The stakes are high as the three remaining contestants fight it out for the two places in the finale and the chance of winning the coveted prize.
Who will be eliminated tonight? Vote in the new poll.
The finale is tomorrow night at 7.30pm, on Ten.

We start with Ben pretending to drink coffee while wistfully gazing out over Melbourne from the hotel balcony. He plans to use his Dutch heritage in his cooking for the service challenge and we see his Oma (Nan) briefly.
No Nan for Diana and Karlie.
They arrive at the MC kitchen and the eliminated contestants are up on the gantry to be the cheer squad. Ben’s hair is glued into place and Matt is wearing a teal suit with a white and silver cravat.
George is wearing a dreadful checked travel rug as a woollen blazer.

Ben’s dessert has a Dutch theme and is called pumpkin and spices and – fun fact – people in the Netherlands don’t eat pumpkin, they just feed it to livestock.

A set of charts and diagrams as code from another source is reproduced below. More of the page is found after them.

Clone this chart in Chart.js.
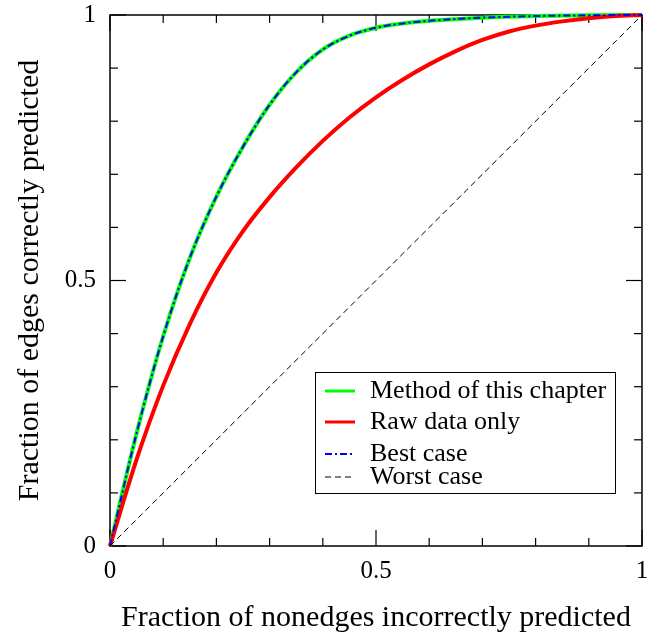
<!DOCTYPE html>
<html><head><meta charset="utf-8">
<script src="https://cdn.jsdelivr.net/npm/chart.js@4.4.0/dist/chart.umd.min.js"></script>
<style>html,body{margin:0;padding:0;background:#fff}canvas{display:block}</style>
</head><body>
<canvas id="c" width="649" height="636"></canvas>
<script>
// ---- data ----
const methodX = [0, 0.05, 0.1, 0.15, 0.2, 0.25, 0.3, 0.35, 0.4, 0.45, 0.5, 0.55, 0.6, 0.7, 0.8, 0.9, 1.0];
const methodY = [0, 0.2125, 0.395, 0.5425, 0.658, 0.752, 0.831, 0.892, 0.935, 0.961, 0.976, 0.984, 0.989, 0.995, 0.998, 0.9995, 1.0];
const rawX = [0, 0.05, 0.1, 0.15, 0.2, 0.25, 0.3, 0.35, 0.4, 0.45, 0.5, 0.55, 0.6, 0.65, 0.7, 0.75, 0.8, 0.85, 0.9, 0.95, 1.0];
const rawY = [0, 0.163, 0.302, 0.418, 0.515, 0.593, 0.657, 0.713, 0.763, 0.807, 0.845, 0.878, 0.907, 0.932, 0.953, 0.969, 0.980, 0.988, 0.994, 0.998, 1.0];
const bestX = [0, 0.05, 0.1, 0.15, 0.2, 0.25, 0.3, 0.35, 0.4, 0.45, 0.5, 0.55, 0.6, 0.7, 0.8, 0.9, 1.0];
const bestY = [0, 0.2125, 0.395, 0.5425, 0.658, 0.752, 0.831, 0.892, 0.935, 0.961, 0.976, 0.984, 0.989, 0.995, 0.998, 0.9995, 1.0];
const worstX = [0, 1];
const worstY = [0, 1];
const seriesLabels = ["Method of this chapter", "Raw data only", "Best case", "Worst case"];
const majorTickValues = [0, 0.5, 1];
const xTickLabels = ["0", "0.5", "1"];
const yTickLabels = ["0", "0.5", "1"];
const minorTickValues = [0, 0.1, 0.2, 0.3, 0.4, 0.5, 0.6, 0.7, 0.8, 0.9, 1];
const xTitle = "Fraction of nonedges incorrectly predicted";
const yTitle = "Fraction of edges correctly predicted";

const FONT = "'Liberation Serif', 'Times New Roman', serif";
const pts = (xs, ys) => xs.map((x, i) => ({x, y: ys[i]}));

const frameTicks = {
  id: 'frameTicks',
  beforeDatasetsDraw(chart) {
    const {ctx, chartArea: a, scales: {x, y}} = chart;
    ctx.save();
    ctx.strokeStyle = '#000';
    ctx.lineWidth = 1.5;
    ctx.strokeRect(a.left, a.top, a.right - a.left, a.bottom - a.top);
    ctx.lineWidth = 1.2;
    const ln = (x1, y1, x2, y2) => { ctx.beginPath(); ctx.moveTo(x1, y1); ctx.lineTo(x2, y2); ctx.stroke(); };
    minorTickValues.forEach(v => {
      const major = majorTickValues.some(m => Math.abs(m - v) < 1e-9);
      const L = major ? 16 : 8;
      const px = x.getPixelForValue(v), py = y.getPixelForValue(v);
      ln(px, a.bottom, px, a.bottom - L);
      ln(px, a.top, px, a.top + L);
      ln(a.left, py, a.left + L, py);
      ln(a.right, py, a.right - L, py);
    });
    ctx.restore();
  }
};

const legendBox = {
  id: 'legendBox',
  afterDatasetsDraw(chart) {
    const {ctx, chartArea: a} = chart;
    const left = a.left + 205, top = a.top + 357, w = 300, h = 121;
    ctx.save();
    ctx.fillStyle = '#fff';
    ctx.fillRect(left, top, w, h);
    ctx.strokeStyle = '#000';
    ctx.lineWidth = 1;
    ctx.strokeRect(left + 0.5, top + 0.5, w, h);
    const lineYs = [19, 50, 82, 105];
    const baseYs = [26, 57, 89, 112];
    const sampleW = [3, 3, 1.8, 1];
    chart.data.datasets.forEach((ds, i) => {
      ctx.strokeStyle = ds.borderColor;
      ctx.lineWidth = sampleW[i];
      ctx.setLineDash(ds.borderDash || []);
      ctx.beginPath();
      ctx.moveTo(left + 10, top + lineYs[i]);
      ctx.lineTo(left + 40, top + lineYs[i]);
      ctx.stroke();
      ctx.setLineDash([]);
      ctx.fillStyle = '#000';
      ctx.font = "26px " + FONT;
      ctx.textBaseline = 'alphabetic';
      ctx.textAlign = 'left';
      ctx.fillText(ds.label, left + 55, top + baseYs[i]);
    });
    ctx.restore();
  }
};

new Chart(document.getElementById('c'), {
  type: 'line',
  data: {
    datasets: [
      {label: seriesLabels[0], data: pts(methodX, methodY), borderColor: '#00ff00', borderWidth: 4, order: 3},
      {label: seriesLabels[1], data: pts(rawX, rawY), borderColor: '#ff0000', borderWidth: 4, order: 2},
      {label: seriesLabels[2], data: pts(bestX, bestY), borderColor: '#0000ff', borderWidth: 2, borderDash: [7, 3, 2, 3], order: 1},
      {label: seriesLabels[3], data: pts(worstX, worstY), borderColor: '#000000', borderWidth: 1, borderDash: [6, 4], order: 0, tension: 0}
    ]
  },
  options: {
    responsive: false,
    devicePixelRatio: 1,
    animation: false,
    layout: {padding: {left: 0, right: 7, top: 15, bottom: 0}},
    elements: {
      point: {radius: 0},
      line: {tension: 0.4, cubicInterpolationMode: 'monotone', fill: false}
    },
    datasets: {line: {clip: 4}},
    plugins: {legend: {display: false}, tooltip: {enabled: false}},
    scales: {
      x: {
        type: 'linear', min: 0, max: 1,
        grid: {display: false, drawTicks: false},
        border: {display: false},
        afterBuildTicks: s => { s.ticks = majorTickValues.map(v => ({value: v})); },
        ticks: {padding: 10, color: '#000', font: {family: FONT, size: 25},
          callback: (v, i) => xTickLabels[i]},
        title: {display: true, text: xTitle, color: '#000', font: {family: FONT, size: 30}, padding: {top: 0, bottom: 0}},
        afterFit: s => { s.height = 90; s.paddingLeft = 0; s.paddingRight = 0; }
      },
      y: {
        type: 'linear', min: 0, max: 1,
        grid: {display: false, drawTicks: false},
        border: {display: false},
        afterBuildTicks: s => { s.ticks = majorTickValues.map(v => ({value: v})); },
        ticks: {padding: 14, color: '#000', font: {family: FONT, size: 25},
          callback: (v, i) => yTickLabels[i]},
        title: {display: true, text: yTitle, color: '#000', font: {family: FONT, size: 30}, padding: {top: 12, bottom: 0}},
        afterFit: s => { s.width = 110; s.paddingTop = 0; s.paddingBottom = 0; }
      }
    }
  },
  plugins: [frameTicks, legendBox]
});
</script>
</body></html>
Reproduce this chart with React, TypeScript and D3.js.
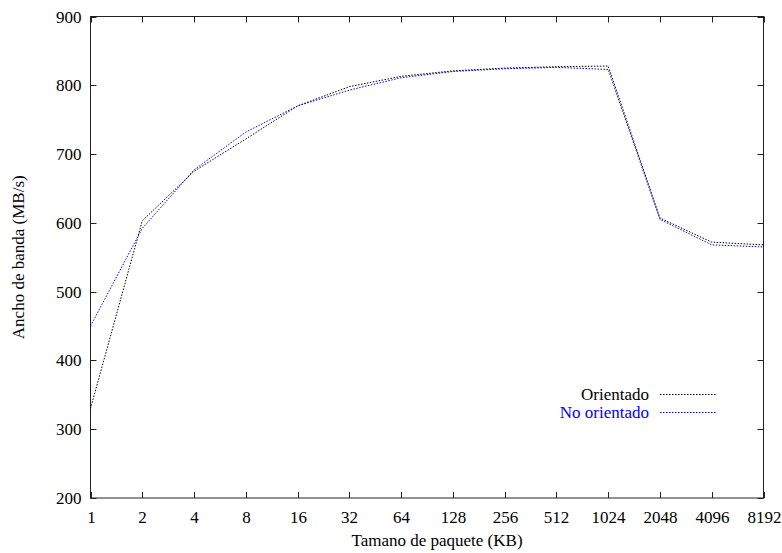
import { useEffect, useRef } from "react";
import * as d3 from "d3";

const sizes = ["1", "2", "4", "8", "16", "32", "64", "128", "256", "512", "1024", "2048", "4096", "8192"];
const orientado = [330, 603, 675, 722, 770, 798, 813, 821, 825, 827, 828, 607, 572, 568];
const noOrientado = [450, 592, 677, 732, 770, 793, 811, 820, 824, 826, 823, 605, 568, 565];
const yTicks = [200, 300, 400, 500, 600, 700, 800, 900];

export default function App() {
  const ref = useRef<SVGSVGElement>(null);

  useEffect(() => {
    const svg = d3.select(ref.current);
    svg.selectAll("*").remove();

    const width = 782;
    const height = 553;
    const margin = { top: 16.5, right: 18.5, bottom: 55, left: 90.5 };

    const x = d3.scalePoint<string>()
      .domain(sizes)
      .range([margin.left, width - margin.right]);

    const y = d3.scaleLinear()
      .domain([200, 900])
      .range([height - margin.bottom, margin.top]);

    const g = svg.append("g").style("font-family", "Liberation Serif, DejaVu Serif, serif");

    // border
    g.append("rect")
      .attr("x", margin.left)
      .attr("y", margin.top)
      .attr("width", width - margin.right - margin.left)
      .attr("height", height - margin.bottom - margin.top)
      .attr("fill", "none")
      .attr("stroke", "#222")
      .attr("stroke-width", 1);

    const tick = 6;
    const bottom = height - margin.bottom;
    const right = width - margin.right;

    // x ticks (mirrored)
    sizes.forEach(s => {
      const px = Math.round(x(s)!) + 0.5;
      g.append("line").attr("x1", px).attr("x2", px).attr("y1", bottom).attr("y2", bottom - tick).attr("stroke", "#222");
      g.append("line").attr("x1", px).attr("x2", px).attr("y1", margin.top).attr("y2", margin.top + tick).attr("stroke", "#222");
      g.append("text")
        .attr("x", px)
        .attr("y", bottom + 25)
        .attr("text-anchor", "middle")
        .attr("font-size", 17)
        .text(s);
    });

    // y ticks (mirrored)
    yTicks.forEach(t => {
      const py = Math.round(y(t)) + 0.5;
      g.append("line").attr("x1", margin.left).attr("x2", margin.left + tick).attr("y1", py).attr("y2", py).attr("stroke", "#222");
      g.append("line").attr("x1", right).attr("x2", right - tick).attr("y1", py).attr("y2", py).attr("stroke", "#222");
      g.append("text")
        .attr("x", margin.left - 9)
        .attr("y", py)
        .attr("text-anchor", "end")
        .attr("dominant-baseline", "central")
        .attr("font-size", 17)
        .text(t);
    });

    const line = d3.line<number>()
      .x((_, i) => x(sizes[i])!)
      .y(d => y(d));

    const series = [
      { name: "Orientado", values: orientado, color: "#000" },
      { name: "No orientado", values: noOrientado, color: "#0000ff" }
    ];

    series.forEach((s, i) => {
      g.append("path")
        .datum(s.values)
        .attr("d", line)
        .attr("fill", "none")
        .attr("stroke", s.color)
        .attr("stroke-width", 1)
        .attr("stroke-dasharray", "1.5,1.5");

      const ly = 394 + i * 18;
      g.append("text")
        .attr("x", 649)
        .attr("y", ly)
        .attr("text-anchor", "end")
        .attr("dominant-baseline", "central")
        .attr("font-size", 17)
        .attr("fill", s.color)
        .text(s.name);
      g.append("line")
        .attr("x1", 660)
        .attr("x2", 716)
        .attr("y1", ly + 0.5)
        .attr("y2", ly + 0.5)
        .attr("stroke", s.color)
        .attr("stroke-dasharray", "1.5,1.5");
    });

    // axis titles
    g.append("text")
      .attr("x", 437)
      .attr("y", height - 7)
      .attr("text-anchor", "middle")
      .attr("font-size", 17)
      .text("Tamano de paquete (KB)");

    g.append("text")
      .attr("transform", `translate(24, ${(margin.top + bottom) / 2}) rotate(-90)`)
      .attr("text-anchor", "middle")
      .attr("font-size", 17)
      .text("Ancho de banda (MB/s)");
  }, []);

  return (
    <svg
      ref={ref}
      width={782}
      height={553}
      style={{ position: "absolute", left: 0, top: 0, background: "#fff" }}
    />
  );
}
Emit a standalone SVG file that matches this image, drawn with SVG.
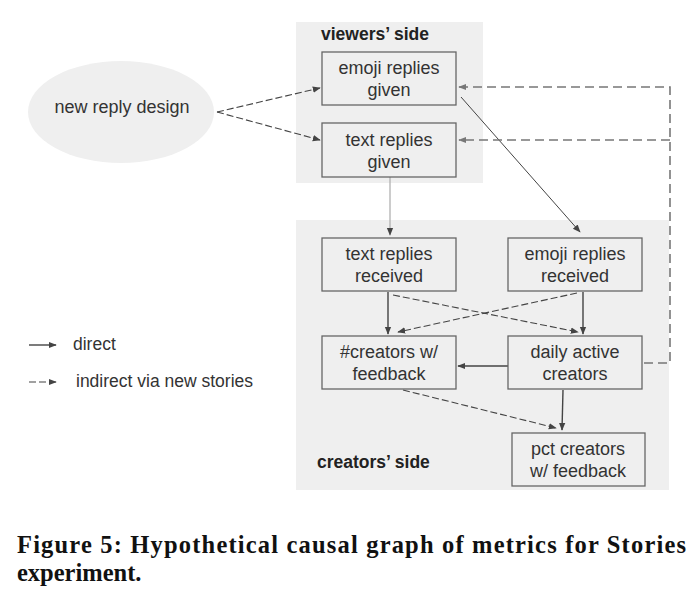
<svg xmlns="http://www.w3.org/2000/svg" width="700" height="596" viewBox="0 0 700 596">
<style>
.panel{fill:#efefef}
.box{fill:#efefef;stroke:#666;stroke-width:1.3}
.t{font-family:"Liberation Sans",Arial,sans-serif;font-size:18px;fill:#333;text-anchor:middle}
.lg{font-family:"Liberation Sans",Arial,sans-serif;font-size:17.5px;fill:#333}
.h{font-family:"Liberation Sans",Arial,sans-serif;font-size:17.5px;font-weight:bold;fill:#222}
.cap{font-family:"Liberation Serif","Times New Roman",serif;font-size:24.5px;font-weight:bold;fill:#111}
.solid{stroke:#444;stroke-width:1.4;fill:none}
.thin{stroke:#444;stroke-width:1;fill:none}
.light{stroke:#aaa;stroke-width:1.2;fill:none}
.dash{stroke:#444;stroke-width:1.1;fill:none;stroke-dasharray:7,3}
.fb{stroke:#777;stroke-width:1.6;fill:none;stroke-dasharray:9,5}
</style>
<defs>
<marker id="ah" viewBox="0 0 10 10" refX="9" refY="5" markerWidth="8" markerHeight="8" markerUnits="userSpaceOnUse" orient="auto">
<path d="M0,1 L10,5 L0,9 Z" fill="#444"/>
</marker>
<marker id="ahg" viewBox="0 0 10 10" refX="9" refY="5" markerWidth="8" markerHeight="8" markerUnits="userSpaceOnUse" orient="auto">
<path d="M0,1 L10,5 L0,9 Z" fill="#777"/>
</marker>
</defs>
<rect width="700" height="596" fill="#fff"/>
<g id="viewers-panel">
<rect class="panel" x="296" y="22" width="187" height="161"/>
<text class="h" x="321" y="40">viewers’ side</text>
</g>
<g id="creators-panel">
<rect class="panel" x="296" y="220" width="373" height="270"/>
<text class="h" x="317" y="468">creators’ side</text>
</g>
<g id="connectors">
<line class="dash" x1="217" y1="112" x2="320" y2="88" marker-end="url(#ah)"/>
<line class="dash" x1="217" y1="112" x2="320" y2="140" marker-end="url(#ah)"/>
<line class="thin" x1="461" y1="97" x2="580" y2="232" marker-end="url(#ah)"/>
<line class="light" x1="390" y1="177" x2="390" y2="235" marker-end="url(#ah)"/>
<line class="solid" x1="388" y1="292" x2="388" y2="334" marker-end="url(#ah)"/>
<line class="dash" x1="393" y1="295" x2="578" y2="332" marker-end="url(#ah)"/>
<line class="dash" x1="577" y1="293" x2="398" y2="332" marker-end="url(#ah)"/>
<line class="solid" x1="583" y1="292" x2="583" y2="334" marker-end="url(#ah)"/>
<line class="solid" x1="508" y1="366" x2="458" y2="366" marker-end="url(#ah)"/>
<line class="dash" x1="403" y1="390" x2="556" y2="428" marker-end="url(#ah)"/>
<line class="solid" x1="563" y1="390" x2="562" y2="430" marker-end="url(#ah)"/>
<polyline class="fb" points="644,363 670,363 670,87 459,87" marker-end="url(#ahg)"/>
<line class="fb" x1="670" y1="140" x2="459" y2="140" marker-end="url(#ahg)"/>
</g>
<g id="new-reply-design">
<ellipse cx="121" cy="112" rx="93" ry="51" fill="#efefef"/>
<text class="t" x="122" y="113">new reply design</text>
</g>
<g id="emoji-replies-given">
<rect class="box" x="322" y="52" width="134" height="53"/>
<text class="t" x="389" y="74">emoji replies</text>
<text class="t" x="389" y="96">given</text>
</g>
<g id="text-replies-given">
<rect class="box" x="322" y="123" width="134" height="54"/>
<text class="t" x="389" y="146">text replies</text>
<text class="t" x="389" y="168">given</text>
</g>
<g id="text-replies-received">
<rect class="box" x="322" y="238" width="134" height="53"/>
<text class="t" x="389" y="260">text replies</text>
<text class="t" x="389" y="282">received</text>
</g>
<g id="emoji-replies-received">
<rect class="box" x="508" y="238" width="134" height="53"/>
<text class="t" x="575" y="260">emoji replies</text>
<text class="t" x="575" y="282">received</text>
</g>
<g id="creators-with-feedback">
<rect class="box" x="322" y="336" width="134" height="53"/>
<text class="t" x="389" y="358">#creators w/</text>
<text class="t" x="389" y="380">feedback</text>
</g>
<g id="daily-active-creators">
<rect class="box" x="508" y="336" width="134" height="53"/>
<text class="t" x="575" y="358">daily active</text>
<text class="t" x="575" y="380">creators</text>
</g>
<g id="pct-creators-with-feedback">
<rect class="box" x="512" y="433" width="133" height="53"/>
<text class="t" x="578" y="455">pct creators</text>
<text class="t" x="578" y="477">w/ feedback</text>
</g>
<g id="legend">
<line class="solid" x1="29" y1="345" x2="56" y2="345" marker-end="url(#ah)"/>
<text class="lg" x="73" y="350">direct</text>
<line class="dash" x1="29" y1="382" x2="56" y2="382" stroke-dasharray="4,3" marker-end="url(#ah)"/>
<text class="lg" x="76" y="387">indirect via new stories</text>
</g>
<g id="caption">
<text class="cap" x="17" y="553" textLength="669" lengthAdjust="spacing">Figure 5: Hypothetical causal graph of metrics for Stories</text>
<text class="cap" x="17" y="581">experiment.</text>
</g>
</svg>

Karlie is making crayfish with a ginger broth, because as he know she loves Asian flavours.

Diana’s main has nine elements and her dessert seven. She is doing wagyu two ways – good move given her wagyu dish has highly praised at the Heston restaurant service challenge, even after she had trouble with cutting the meat to the correct size. There’s a lot of stuff on her dishes but Diana always keeps a cool head.

And the first ice cream of the night goes to … Ben! Of course! Vanilla and bay leaf. He manages to slosh half the anglaise out of the mixer and gets a calming back pat from Shannon Bennett – awww.
The edit shows Ben falling behind and looking stressed out – so he must triumph in the end. After an hour of prep he has not started on his main dish. Shannon calls the dish “brave” but Ben doesn’t bite and simply says “thank you”.
Karlie is boiling up some massive crayfish and her dessert is orange and sesame something ice cream.

Diana is making lemon verbena sorbet and rice pudding and the gantry freaks out when her pot starts boiling over.
Who knew you could cook with tulip bulbs? Ben is topping his with onion skins that the waiters will set on fire at the table. The judges will be impressed with this.


Diana is making a whey caramel that she learnt in the challenge set by former contestant Kylie – that dessert that looked like a pile of dried-out leaves. The judges like it when contestants show techniques they have learnt on their “journey”.
Karlie is having prawn oil drama so she’s going to ditch it. She is getting very flustered.

Meanwhile, for more info about the Dutch and their tulip bulb-eating habits go here.
I love that Ben and Karlie are freaking and Diana is just methodically working away. Shannon comes over to turn the screws on Ben. He needs to get his beef in the oven now or it won’t have time to rest – no-one wants blood on their plate.
He turns to a pic of his kids to give him strength. Usually this sort of thing irks me but it’s not like it’s the start of competition and they are using it gratuitously.
How annoying must it be to have Shannon yelling “Stop! Stop!” every few minutes to announce how little time they have left. I want Comforting-Pats-On-Back-Shannon back!
Diana is frying up some massive Wagyu scotch fillets – imagine the cost! (This place sells it for 100 a kilo, although commercial prices would be lower. Check out the butchery here.
Diana is calling for waiters to take her plates while Karlie is still cooking. Diana’s dish looks delicious – love the herb dust.
THE JUDGES TASTE


Gary does the “lifting eyes to the heavens” look when he tastes the meat. Matt praises the sauce and says it’s a MasterChef Top Ten dish – big call! Well done, Diana.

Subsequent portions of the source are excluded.